Aggregated reviews from across the web
Is MSC Cruises right for you?
Book MSC if: The Mediterranean is your destination and you want the finest value for European cruising — particularly if you're willing to book Yacht Club and effectively get butler service and private dining at premium-line prices. You have status with a hotel chain or other cruise line and want to use MSC's status match to enter with benefits from the first sailing. You're planning a Caribbean cruise and specifically want to sail MSC World America from Miami with the Yacht Club. Ocean Cay's natural beauty and Eataly at sea are specific draws.

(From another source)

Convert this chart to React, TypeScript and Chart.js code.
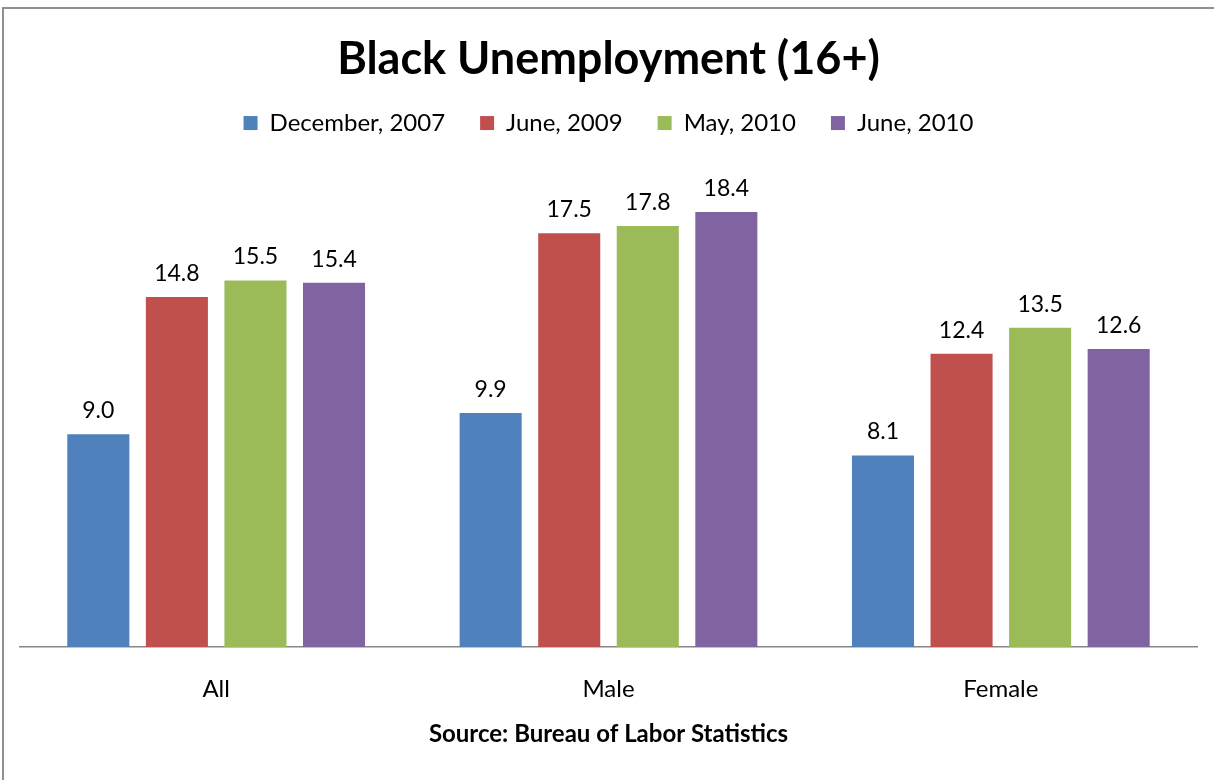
import React, { useEffect, useRef } from "react";
import { Chart, registerables } from "chart.js";

Chart.register(...registerables);

const categories = ["All", "Male", "Female"];
const seriesNames = ["December, 2007", "June, 2009", "May, 2010", "June, 2010"];
const dec2007 = [9.0, 9.9, 8.1];
const jun2009 = [14.8, 17.5, 12.4];
const may2010 = [15.5, 17.8, 13.5];
const jun2010 = [15.4, 18.4, 12.6];
const seriesValues = [dec2007, jun2009, may2010, jun2010];
const seriesColors = ["#4F81BD", "#C0504D", "#9BBB59", "#8064A2"];
const chartTitle = "Black Unemployment (16+)";
const sourceText = "Source: Bureau of Labor Statistics";

const FONT = "Lato";

const valueLabels = {
  id: "valueLabels",
  afterDatasetsDraw(chart: any) {
    const ctx = chart.ctx;
    ctx.save();
    ctx.font = `23px ${FONT}`;
    ctx.fillStyle = "#000";
    ctx.textAlign = "center";
    ctx.textBaseline = "alphabetic";
    chart.data.datasets.forEach((ds: any, i: number) => {
      const meta = chart.getDatasetMeta(i);
      meta.data.forEach((el: any, j: number) => {
        ctx.fillText(Number(ds.data[j]).toFixed(1), el.x, el.y - 16);
      });
    });
    ctx.restore();
  },
};

const frame = {
  id: "frame",
  beforeDraw(chart: any) {
    const ctx = chart.ctx;
    ctx.save();
    ctx.fillStyle = "#fff";
    ctx.fillRect(0, 0, chart.width, chart.height);
    ctx.strokeStyle = "#8F8F8F";
    ctx.lineWidth = 2;
    ctx.strokeRect(3, 8, chart.width + 50, chart.height + 50);
    ctx.restore();
  },
};

export default function App() {
  const ref = useRef<HTMLCanvasElement | null>(null);
  useEffect(() => {
    if (!ref.current) return;
    const chart = new Chart(ref.current, {
      type: "bar",
      data: {
        labels: categories,
        datasets: seriesNames.map((name, i) => ({
          label: name,
          data: seriesValues[i],
          backgroundColor: seriesColors[i],
          borderWidth: 0,
          categoryPercentage: 0.801,
          barPercentage: 0.79,
        })),
      },
      options: {
        animation: false,
        responsive: false,
        devicePixelRatio: 1,
        layout: { padding: { left: 20, right: 17, top: 0, bottom: 0 } },
        plugins: {
          title: {
            display: true,
            text: chartTitle,
            color: "#000",
            font: { family: FONT, size: 45, weight: "bold", lineHeight: 0.65 },
            padding: { top: 44.4, bottom: 2.4 },
          },
          subtitle: {
            display: true,
            text: "",
            weight: 500,
            font: { size: 29, lineHeight: 1 },
            padding: 0,
          },
          legend: {
            position: "top",
            labels: {
              boxWidth: 14,
              boxHeight: 14,
              padding: 35,
              color: "#000",
              font: { family: FONT, size: 24 },
            },
          },
          tooltip: { enabled: false },
        },
        scales: {
          x: {
            grid: { display: false, drawTicks: false },
            border: { display: true, color: "#868686", width: 1.5 },
            ticks: { color: "#000", font: { family: FONT, size: 24 }, padding: 28 },
            title: {
              display: true,
              text: sourceText,
              color: "#000",
              font: { family: FONT, size: 24, weight: "bold" },
              padding: { top: -12.2, bottom: 31.6 },
            },
          },
          y: { display: false, min: 0, max: 20 },
        },
      },
      plugins: [frame, valueLabels],
    } as any);
    return () => chart.destroy();
  }, []);
  return (
    <div style={{ position: "absolute", left: 0, top: 0, width: 1214, height: 780 }}>
      <canvas ref={ref} width={1214} height={780} style={{ display: "block" }} />
    </div>
  );
}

Consider alternatives if: English-language service consistency is essential and you're unwilling or unable to book Yacht Club — Holland America, Celebrity, and Princess all deliver more reliable English-first service at standard tier levels. You want adults-only atmosphere — Viking is strictly adults-only; MSC is not (though Explora Journeys is adults-focused). Alaska is your destination — HAL and Princess are the specialists; MSC's Alaska programme launches 2026 and will take time to develop comparable depth.
MSC Cruises is the correct choice for one specific and compelling senior travel scenario: Mediterranean cruising in the MSC Yacht Club, where the combination of beautiful Italian-heritage ship design, the finest European port coverage of any cruise company, and butler-service luxury at prices 30–40% below comparable Oceania, Celebrity, or Regent product creates one of the most genuinely exceptional value propositions in senior travel. For that scenario — Yacht Club, Mediterranean, preferably Meraviglia or World class — MSC delivers an experience that surprises almost every traveler who tries it. The standard tier on any ship, for any senior traveler who prioritises English-language service reliability, is a more cautious recommendation.